CU Boulder researchers will play a key role in a landmark National Institutes of Health (NIH) study of brain development and child health in the United States. The long-term study begins recruitment today.
The Adolescent Brain Cognitive Development (ABCD) study will follow the biological and behavioral development of more than 10,000 children beginning at ages 9-10 through adolescence into early adulthood. Recruitment will be done over a two-year period through partnerships with public and private schools near research sites across the country as well as through twin registries.
CU Boulder is one of 19 sites across the nation selected to host the study. Research will be led by the university’s Institute of Cognitive Science (ICS) which runs the campus’s neuroimaging center and the Institute for Behavioral Genetics (IBG).
“Adolescence is a remarkable period of brain development, a time when the brain is particularly malleable and receptive to the environment,” said Marie Banich, director of the CU Boulder neuroimaging center and one of the principal investigators of the ABCD study. "The size and scope of this study will provide foundational research to understand how brain development enables the growth in mental and emotional functions that characterize the transition from childhood to adolescence to adulthood.”
CU Boulder will also be one of just four study sites to focus on twin pairs, specifically looking at developmental behaviors that can be attributed to environmental influences compared to those that are inherited genetically.
“The selection to participate in a national study of this caliber speaks to the strength of both the twin study resources we have developed and the reputation IBG has in this area,” said John Hewitt, director of IBG. IBG has maintained the statewide Colorado Twin Registry since 1968.
The study, which is supported by the National Institute on Drug Abuse, may also shed new light on the effects of adolescent experiences on brain development, including experimentation with drugs and alcohol.

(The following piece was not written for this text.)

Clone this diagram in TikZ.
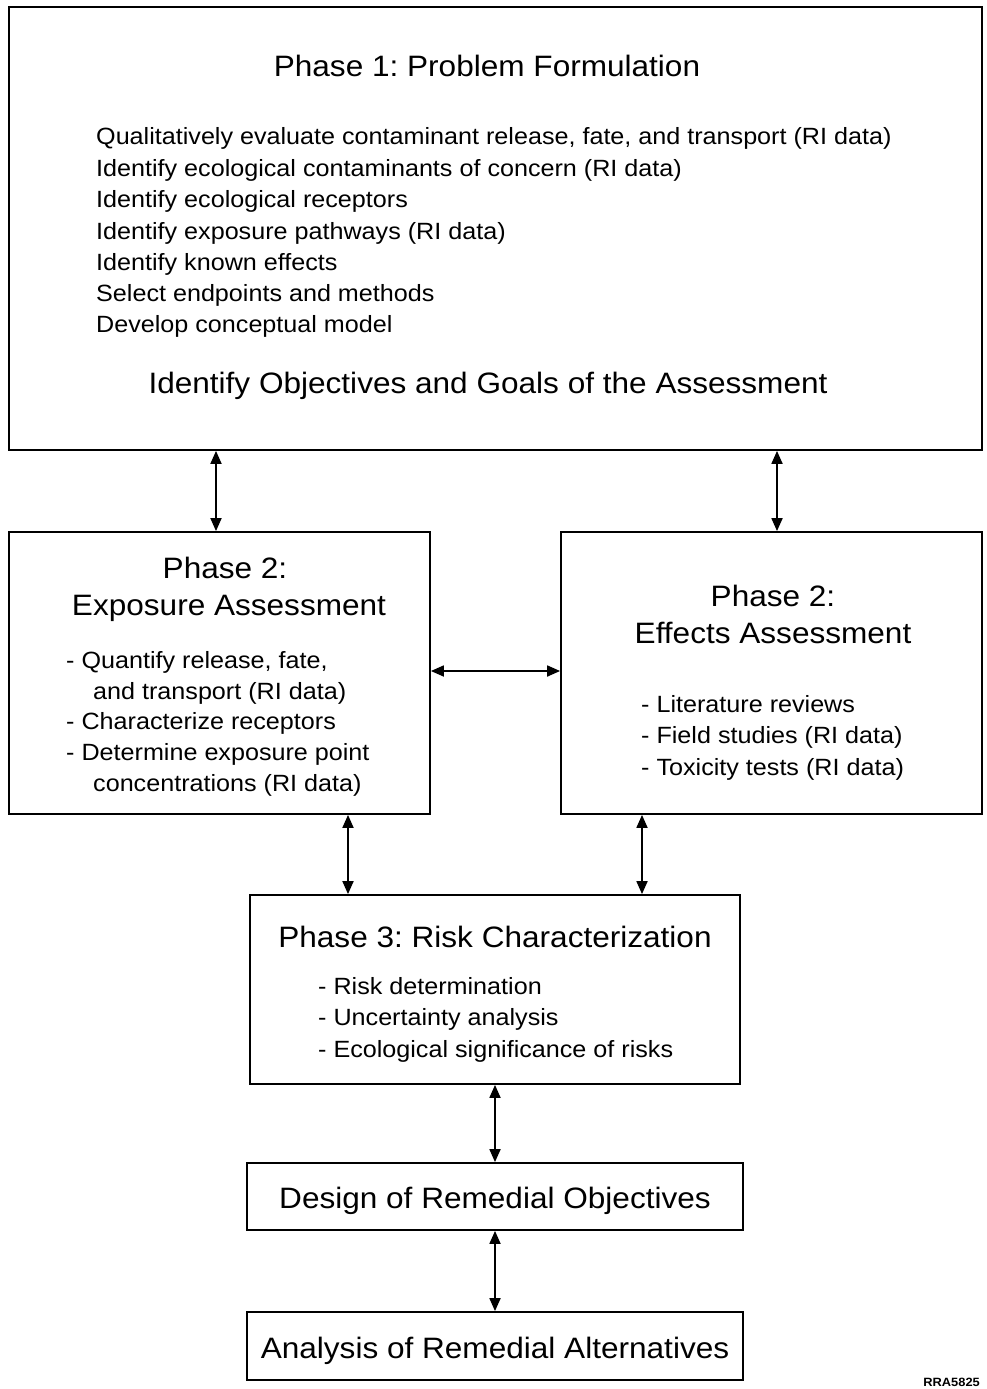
\documentclass[tikz,border=0pt]{standalone}
\usepackage{fontspec}
\setmainfont[FakeStretch=1.07]{Liberation Sans}
\usetikzlibrary{arrows.meta}
\begin{document}
\frenchspacing
\begin{tikzpicture}[x=1pt,y=-1pt,
  box/.style={draw,line width=1.8pt,minimum width=#1,inner sep=0pt},
  conn/.style={line width=1.8pt,{Triangle[length=13pt,width=11pt]}-{Triangle[length=13pt,width=11pt]}},
  big/.style={font=\fontsize{29.5}{34}\selectfont},
  mid/.style={font=\fontsize{23.5}{27}\selectfont},
  ttl/.style={big,anchor=base,inner sep=0pt},
  ln/.style={mid,anchor=base west,inner sep=0pt}]
\useasboundingbox (0,0) rectangle (986,1389);
% boxes
\node[box=973pt,minimum height=443pt] (p1) at (495.5,228.5) {};
\node[box=421pt,minimum height=282pt] (ex) at (219.5,673) {};
\node[box=421pt,minimum height=282pt] (ef) at (771.5,673) {};
\node[box=490pt,minimum height=189pt] (p3) at (495,989.5) {};
\node[box=496pt,minimum height=67pt] (d) at (495,1196.5) {};
\node[box=496pt,minimum height=68pt] (an) at (495,1346) {};
% phase 1 text
\node[ttl] (t1) at (487,77) {Phase 1: Problem Formulation};
\node[ln] (l1) at (96,144) {Qualitatively evaluate contaminant release, fate, and transport (RI data)};
\node[ln] (l2) at (96,176) {Identify ecological contaminants of concern (RI data)};
\node[ln] (l3) at (96,207) {Identify ecological receptors};
\node[ln] (l4) at (96,239) {Identify exposure pathways (RI data)};
\node[ln] (l5) at (96,270) {Identify known effects};
\node[ln] (l6) at (96,301) {Select endpoints and methods};
\node[ln] (l7) at (96,332) {Develop conceptual model};
\node[ttl] (t2) at (488,393) {Identify Objectives and Goals of the Assessment};
% exposure
\node[ttl] (e1) at (225,578) {Phase 2:};
\node[ttl] (e2) at (229,615) {Exposure Assessment};
\node[ln] (e3) at (66,668) {- Quantify release, fate,};
\node[ln] (e4) at (93,699) {and transport (RI data)};
\node[ln] (e5) at (66,729) {- Characterize receptors};
\node[ln] (e6) at (66,760) {- Determine exposure point};
\node[ln] (e7) at (93,791) {concentrations (RI data)};
% effects
\node[ttl] (f1) at (773,606) {Phase 2:};
\node[ttl] (f2) at (773,643) {Effects Assessment};
\node[ln] (f3) at (641,712) {- Literature reviews};
\node[ln] (f4) at (641,743) {- Field studies (RI data)};
\node[ln] (f5) at (641,775) {- Toxicity tests (RI data)};
% phase 3
\node[ttl] (r1) at (495,947) {Phase 3: Risk Characterization};
\node[ln] (r2) at (318,994) {- Risk determination};
\node[ln] (r3) at (318,1025) {- Uncertainty analysis};
\node[ln] (r4) at (318,1057) {- Ecological significance of risks};
% bottom boxes text
\node[ttl] (d1) at (495,1208) {Design of Remedial Objectives};
\node[ttl] (a1) at (495,1358) {Analysis of Remedial Alternatives};
\node[anchor=north east,inner sep=0pt,font=\bfseries\fontsize{12}{14}\selectfont] (lab) at (980,1378) {RRA5825};
% connectors
\draw[conn] ([xshift=-3.5]ex.north |- p1.south) -- ([xshift=-3.5]ex.north);
\draw[conn] ([xshift=5.5]ef.north |- p1.south) -- ([xshift=5.5]ef.north);
\draw[conn] ([yshift=2]ex.east) -- ([yshift=2]ef.west);
\draw[conn] ([xshift=-147]p3.north |- ex.south) -- ([xshift=-147]p3.north);
\draw[conn] ([xshift=147]p3.north |- ef.south) -- ([xshift=147]p3.north);
\draw[conn] (p3.south) -- (d.north);
\draw[conn] (d.south) -- (an.north);
\end{tikzpicture}
\end{document}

For example, the study may provide information on whether there are certain sensitive periods during adolescence when the brain is particularly influenced or affected by such experiences.
“Overall, we hope to gain a better understanding of the brain’s emotional and cognitive development at this crucial point in life,” said Banich, who is also a professor in CU Boulder’s Institute of Cognitive Science. “The results will help provide scientific evidence that can be used to help design educational programs and guide public policy so that the youth of Colorado, as well as other teens across the country, can lead the happiest and healthiest lives possible.”
The ABCD study is supported by the National Institute on Drug Abuse, the National Institute on Alcohol Abuse and Alcoholism, the National Cancer Institute, the Eunice Kennedy Shriver National Institute of Child Health and Human Development, the National Institute of Mental Health, the National Institute on Minority Health and Health Disparities, the National Institute of Neurological Disorders and Stroke, the NIH Office of Behavioral and Social Sciences Research and the Division of Adolescent and School Health at the Centers for Disease Control and Prevention.